John from Cincinnati

The Kahuna has spoken.

— Cissy (Rebecca De Mornay)

In her famous 1965 essay, “Notes from a Native Daughter,” Joan Didion limned the peculiarity of Californian character. According to her, a primal anxiety haunts the state: “California is a place in which a boom mentality and a sense of Chekhovian loss meet in uneasy suspension; in which the mind is troubled by some buried but ineradicable suspicion that things had better work here, because here, beneath that immense bleached sky, is where we run out of continent.” This uneasy suspension manifests as a sense of always-impending apocalypse; it’s no wonder the Golden State has spawned a number of doomsday cults and alternative-spirituality groups.

It’s fitting, then, that David Milch sets his new series there — John from Cincinnati is steeped in California’s unique style of existential dread. The premier opened ominously, on the hazy, pre-dawn Imperial Beach as the titular character, John Monad (Austin Nichols), intoned, “The end is near.” The end of what, and for whom, remained an open question: the first episode offers more portents than specifics. Clearly, though, Imperial Beach, a sere border town characterized by mediocre waves and polluted shores, is a place of wary, broken dreamers.

In the first episode, we met the Yosts, three generations of surfer demi-gods. Patriarch Mitch (Bruce Greenwood), despite blowing out his knee in the 1970s, still inspires hero worship from local aficionados such as Meyer Dickstein (Willie Garson). Founder of the Association of Surfing Attorneys, Meyer plays guardian angel to Mitch’s son, Butchie (Brian Van Holt), who inherited his father’s talent for virtually walking on water. But Butchie’s surfing prize money went straight into drugs. When Butchie’s son Shaun (Greyson Fletcher) visited the dim, ramshackle hotel room his father calls home, Butchie greeted him, “What’s going on? How was sixth grade?” He’d turned away from the world, withdrawn to his dim room to shoot his pain away.

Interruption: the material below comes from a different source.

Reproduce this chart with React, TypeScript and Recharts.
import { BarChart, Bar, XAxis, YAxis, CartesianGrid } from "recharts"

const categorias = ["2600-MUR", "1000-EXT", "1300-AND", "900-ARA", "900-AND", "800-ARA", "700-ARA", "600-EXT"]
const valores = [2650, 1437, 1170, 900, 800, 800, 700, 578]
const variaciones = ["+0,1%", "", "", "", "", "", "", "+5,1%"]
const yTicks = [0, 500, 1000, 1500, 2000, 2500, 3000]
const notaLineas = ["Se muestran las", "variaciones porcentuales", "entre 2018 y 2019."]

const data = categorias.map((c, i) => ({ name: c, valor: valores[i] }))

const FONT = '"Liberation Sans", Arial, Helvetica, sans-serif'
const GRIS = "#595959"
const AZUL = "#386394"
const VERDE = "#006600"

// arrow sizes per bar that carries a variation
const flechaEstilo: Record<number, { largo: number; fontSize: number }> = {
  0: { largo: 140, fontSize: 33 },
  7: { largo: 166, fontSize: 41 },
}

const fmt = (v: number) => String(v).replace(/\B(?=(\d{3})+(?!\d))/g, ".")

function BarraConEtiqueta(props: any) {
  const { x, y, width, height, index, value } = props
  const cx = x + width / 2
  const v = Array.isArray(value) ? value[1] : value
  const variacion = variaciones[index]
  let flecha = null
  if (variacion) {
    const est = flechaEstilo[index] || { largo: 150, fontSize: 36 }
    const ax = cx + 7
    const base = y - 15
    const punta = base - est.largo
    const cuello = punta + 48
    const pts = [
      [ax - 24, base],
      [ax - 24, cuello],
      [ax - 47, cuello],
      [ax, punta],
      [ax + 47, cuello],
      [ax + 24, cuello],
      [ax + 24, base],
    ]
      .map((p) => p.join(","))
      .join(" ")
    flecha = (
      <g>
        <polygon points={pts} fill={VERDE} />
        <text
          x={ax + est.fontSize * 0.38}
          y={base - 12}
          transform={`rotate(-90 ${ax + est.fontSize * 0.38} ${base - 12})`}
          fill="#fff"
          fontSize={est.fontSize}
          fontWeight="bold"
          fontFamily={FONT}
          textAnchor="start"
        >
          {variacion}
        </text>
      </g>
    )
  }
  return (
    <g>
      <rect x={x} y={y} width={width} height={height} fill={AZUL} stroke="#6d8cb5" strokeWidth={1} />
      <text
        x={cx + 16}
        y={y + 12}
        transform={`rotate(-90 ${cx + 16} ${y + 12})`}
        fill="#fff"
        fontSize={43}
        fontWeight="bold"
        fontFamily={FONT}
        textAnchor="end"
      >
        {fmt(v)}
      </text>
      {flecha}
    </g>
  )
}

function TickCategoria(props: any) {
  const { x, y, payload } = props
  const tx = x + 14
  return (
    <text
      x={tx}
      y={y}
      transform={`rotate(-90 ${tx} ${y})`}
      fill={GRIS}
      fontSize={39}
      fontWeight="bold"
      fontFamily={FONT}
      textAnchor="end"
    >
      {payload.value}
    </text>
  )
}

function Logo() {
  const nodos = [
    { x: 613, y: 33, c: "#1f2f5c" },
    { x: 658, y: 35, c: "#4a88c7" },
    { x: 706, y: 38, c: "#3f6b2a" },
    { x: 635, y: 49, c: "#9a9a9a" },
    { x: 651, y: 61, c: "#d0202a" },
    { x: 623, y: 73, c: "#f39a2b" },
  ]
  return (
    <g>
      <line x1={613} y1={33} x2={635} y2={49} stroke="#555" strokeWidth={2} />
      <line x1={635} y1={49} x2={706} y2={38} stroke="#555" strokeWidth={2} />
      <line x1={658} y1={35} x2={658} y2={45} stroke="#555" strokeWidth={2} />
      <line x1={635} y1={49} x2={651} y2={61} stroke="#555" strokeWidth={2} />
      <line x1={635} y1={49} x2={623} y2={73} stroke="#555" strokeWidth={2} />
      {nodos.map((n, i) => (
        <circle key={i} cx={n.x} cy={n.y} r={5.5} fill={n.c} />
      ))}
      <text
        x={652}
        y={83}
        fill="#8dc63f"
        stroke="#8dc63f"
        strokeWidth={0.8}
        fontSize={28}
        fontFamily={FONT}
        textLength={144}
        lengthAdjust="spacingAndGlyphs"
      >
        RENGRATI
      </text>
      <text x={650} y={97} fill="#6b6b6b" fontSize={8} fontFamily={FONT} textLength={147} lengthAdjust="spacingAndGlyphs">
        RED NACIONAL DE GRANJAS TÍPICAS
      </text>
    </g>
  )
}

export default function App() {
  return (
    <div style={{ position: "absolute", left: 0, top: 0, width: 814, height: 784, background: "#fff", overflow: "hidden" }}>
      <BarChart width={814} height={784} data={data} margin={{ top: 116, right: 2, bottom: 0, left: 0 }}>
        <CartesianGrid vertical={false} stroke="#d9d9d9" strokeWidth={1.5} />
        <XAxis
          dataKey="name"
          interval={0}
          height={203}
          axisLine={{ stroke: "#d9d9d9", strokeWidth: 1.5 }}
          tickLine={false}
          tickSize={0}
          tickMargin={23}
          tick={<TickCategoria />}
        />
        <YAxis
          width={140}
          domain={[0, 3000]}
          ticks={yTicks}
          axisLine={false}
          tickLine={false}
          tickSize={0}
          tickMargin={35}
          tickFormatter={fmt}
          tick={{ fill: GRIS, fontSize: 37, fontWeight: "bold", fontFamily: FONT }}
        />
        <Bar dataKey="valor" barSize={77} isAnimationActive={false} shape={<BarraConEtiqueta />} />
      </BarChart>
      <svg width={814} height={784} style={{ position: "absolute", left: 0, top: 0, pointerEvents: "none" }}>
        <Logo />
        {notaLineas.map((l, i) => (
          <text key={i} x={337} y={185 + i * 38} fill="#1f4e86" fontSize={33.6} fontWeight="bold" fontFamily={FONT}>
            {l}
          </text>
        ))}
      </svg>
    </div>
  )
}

The eldest Yost too has rejected the world. Mitch surfed alone in the pre-dawn hours, then locked himself in a clubhouse. His wife Cissy (Rebecca De Mornay) mocked his “Grand Pooh-Bah’s Inner Sanctum,” deriding him as “The Holy Father. Great Dao. Fuckin’ Dahli Lama.” Cissy’s invocation of religious figures emphasized a central tension of John from Cincinnati, the eons-old clash between spiritual faith and apprehensible reality. Cissy associates religiosity with monastic self-denial. Mitch embodies this reductive view. His interactions with his family consist mainly of banning Shaun from participating in the sport that, he believes, ruined the Yosts. Conversely, the art of surfing takes on a spiritual sheen. That Mitch and Butchie no longer make it central part of their lives sets them up as wayward acolytes in need of redemption.

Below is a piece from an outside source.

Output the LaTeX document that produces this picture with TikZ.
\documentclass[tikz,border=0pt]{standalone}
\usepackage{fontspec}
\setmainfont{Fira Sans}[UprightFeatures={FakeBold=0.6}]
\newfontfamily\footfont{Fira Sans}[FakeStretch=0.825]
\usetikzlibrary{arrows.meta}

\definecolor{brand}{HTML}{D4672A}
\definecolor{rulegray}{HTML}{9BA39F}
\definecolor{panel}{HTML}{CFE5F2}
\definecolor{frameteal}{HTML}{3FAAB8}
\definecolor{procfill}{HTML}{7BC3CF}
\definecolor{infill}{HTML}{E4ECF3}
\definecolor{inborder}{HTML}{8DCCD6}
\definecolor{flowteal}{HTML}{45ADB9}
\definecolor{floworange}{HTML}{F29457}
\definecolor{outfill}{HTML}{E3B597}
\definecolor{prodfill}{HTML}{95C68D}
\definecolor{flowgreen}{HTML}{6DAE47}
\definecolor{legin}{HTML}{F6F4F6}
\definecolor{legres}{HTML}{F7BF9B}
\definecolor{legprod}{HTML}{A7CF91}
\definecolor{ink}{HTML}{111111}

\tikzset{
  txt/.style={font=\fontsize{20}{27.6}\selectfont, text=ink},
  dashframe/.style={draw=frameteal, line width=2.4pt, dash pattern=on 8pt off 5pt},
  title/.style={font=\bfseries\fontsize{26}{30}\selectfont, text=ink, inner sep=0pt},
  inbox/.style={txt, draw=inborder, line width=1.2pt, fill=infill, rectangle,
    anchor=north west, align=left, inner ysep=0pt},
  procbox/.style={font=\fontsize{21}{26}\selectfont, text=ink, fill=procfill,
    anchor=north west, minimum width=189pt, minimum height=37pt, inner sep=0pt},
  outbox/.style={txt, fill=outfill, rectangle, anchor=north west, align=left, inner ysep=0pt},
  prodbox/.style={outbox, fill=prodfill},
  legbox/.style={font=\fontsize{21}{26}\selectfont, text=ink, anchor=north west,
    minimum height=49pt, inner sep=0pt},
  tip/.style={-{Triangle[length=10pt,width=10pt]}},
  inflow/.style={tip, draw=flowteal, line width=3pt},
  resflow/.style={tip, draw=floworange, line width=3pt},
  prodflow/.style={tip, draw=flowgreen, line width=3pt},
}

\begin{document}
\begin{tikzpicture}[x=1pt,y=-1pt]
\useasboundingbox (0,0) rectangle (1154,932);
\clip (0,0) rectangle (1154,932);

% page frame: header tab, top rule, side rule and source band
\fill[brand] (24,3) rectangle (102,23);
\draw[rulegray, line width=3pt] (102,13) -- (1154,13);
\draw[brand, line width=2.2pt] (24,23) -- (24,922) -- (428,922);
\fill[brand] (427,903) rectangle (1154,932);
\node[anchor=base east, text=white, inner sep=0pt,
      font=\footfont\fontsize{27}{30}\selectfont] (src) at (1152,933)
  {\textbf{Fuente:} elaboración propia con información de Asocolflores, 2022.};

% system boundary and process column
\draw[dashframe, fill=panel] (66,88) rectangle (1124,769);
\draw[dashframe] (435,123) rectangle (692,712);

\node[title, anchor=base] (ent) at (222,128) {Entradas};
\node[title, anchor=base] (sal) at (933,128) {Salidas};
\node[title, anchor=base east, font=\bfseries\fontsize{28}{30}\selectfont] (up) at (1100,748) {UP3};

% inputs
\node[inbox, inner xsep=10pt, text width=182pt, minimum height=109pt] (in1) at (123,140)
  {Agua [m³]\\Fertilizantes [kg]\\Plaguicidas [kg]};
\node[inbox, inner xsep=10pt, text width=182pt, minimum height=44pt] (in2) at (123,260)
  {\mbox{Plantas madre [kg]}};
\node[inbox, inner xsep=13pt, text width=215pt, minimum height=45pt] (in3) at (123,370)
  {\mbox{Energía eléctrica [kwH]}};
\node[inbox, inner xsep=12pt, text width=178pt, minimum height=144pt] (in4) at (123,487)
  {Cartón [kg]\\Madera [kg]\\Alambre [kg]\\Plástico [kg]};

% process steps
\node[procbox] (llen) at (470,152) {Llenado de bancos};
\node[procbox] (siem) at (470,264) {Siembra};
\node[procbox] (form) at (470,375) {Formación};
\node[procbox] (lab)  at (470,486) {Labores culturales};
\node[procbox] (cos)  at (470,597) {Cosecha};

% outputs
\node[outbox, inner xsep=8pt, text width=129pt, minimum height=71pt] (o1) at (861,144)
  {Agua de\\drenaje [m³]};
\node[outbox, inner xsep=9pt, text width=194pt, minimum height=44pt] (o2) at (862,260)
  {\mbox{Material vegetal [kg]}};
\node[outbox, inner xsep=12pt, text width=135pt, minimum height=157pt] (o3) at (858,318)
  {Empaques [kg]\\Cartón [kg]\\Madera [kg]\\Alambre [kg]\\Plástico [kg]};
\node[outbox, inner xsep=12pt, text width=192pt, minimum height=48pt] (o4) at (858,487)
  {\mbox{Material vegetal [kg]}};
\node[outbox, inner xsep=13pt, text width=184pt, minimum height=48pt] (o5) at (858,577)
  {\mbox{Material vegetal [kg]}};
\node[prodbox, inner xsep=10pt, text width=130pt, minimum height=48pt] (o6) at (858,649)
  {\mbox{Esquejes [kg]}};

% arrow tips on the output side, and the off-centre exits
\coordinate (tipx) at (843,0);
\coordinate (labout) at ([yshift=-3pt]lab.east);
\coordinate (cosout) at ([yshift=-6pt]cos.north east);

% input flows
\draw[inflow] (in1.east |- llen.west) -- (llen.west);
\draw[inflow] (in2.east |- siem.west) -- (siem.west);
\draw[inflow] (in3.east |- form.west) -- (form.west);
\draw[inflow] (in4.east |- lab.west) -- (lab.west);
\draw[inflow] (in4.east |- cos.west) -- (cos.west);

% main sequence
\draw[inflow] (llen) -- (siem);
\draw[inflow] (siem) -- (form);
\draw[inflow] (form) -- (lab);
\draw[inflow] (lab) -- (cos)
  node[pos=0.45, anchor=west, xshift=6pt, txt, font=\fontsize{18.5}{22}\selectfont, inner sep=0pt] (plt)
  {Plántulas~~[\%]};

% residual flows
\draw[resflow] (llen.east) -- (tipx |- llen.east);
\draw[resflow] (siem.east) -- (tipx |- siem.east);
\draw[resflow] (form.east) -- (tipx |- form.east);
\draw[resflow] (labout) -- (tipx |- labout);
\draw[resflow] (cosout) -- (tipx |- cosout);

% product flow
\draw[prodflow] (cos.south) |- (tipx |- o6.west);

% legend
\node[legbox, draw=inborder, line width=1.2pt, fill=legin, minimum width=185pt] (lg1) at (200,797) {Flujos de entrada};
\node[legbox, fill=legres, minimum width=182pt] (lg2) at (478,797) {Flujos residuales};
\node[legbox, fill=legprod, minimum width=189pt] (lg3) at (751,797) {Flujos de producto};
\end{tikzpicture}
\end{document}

And so it arrived, in typically atypical California fashion, appearing seemingly from nowhere. Named John Monad (Austin Nichols), he looks to be John the Baptist by way of Rain Man, with supernatural gifts and virtually unlimited credit. Using the former, he seemingly levitated Mitch and returned a dead bird to life; with the latter he installed himself as a surf tourist eager to learn from Butchie. “Mitch Yost needs to get back in the game,” he said, solemnly. Thus he became part of the Yost family, about whom he knows more than he’s telling. Or, as he so cryptically put it, “Some things I know and some things I don’t.”

Alessandra Stanley notes John’s similarity to Chauncey Gardiner, the simple-minded protagonist of Jerzy Kosinski’s Being There. Back in 1979, Chauncey’s credulous acquaintances mistook his simplicity for insight. John’s new friends are more cynical, never imagining his pseudo-profundity is the real thing. Picked up north of Tijuana, John encountered Vietnam Joe (Jim Beaver), who chided him, “Spare me the babe in the woods routine. You just paid to watch a donkey fuck a woman.” The inhabitants of Imperial Beach have had their capacity for belief bleached away by the California sun.

As writer Steve Hawk comments on the HBO message board, today’s jaded Californians “choose to view what others might consider miraculous events through the prisms of their personal pathologies.” Never the optimist, Mitch explained his apparent levitation as side effect of brain cancer. Retired police detective Bill (Ed O’Neill) saw in his parrot’s resurrection the specter of his own impending senility.

Imperial Beach, a Deadwood by the sea, is austere and scorched. It’s hard to believe faith could blossom among its residents. But at the end of John from Cincinnati‘s first episode, questions of faith and doubt remained in uneasy suspension, and the apocalypse — whether personal or global — seemed just around the corner.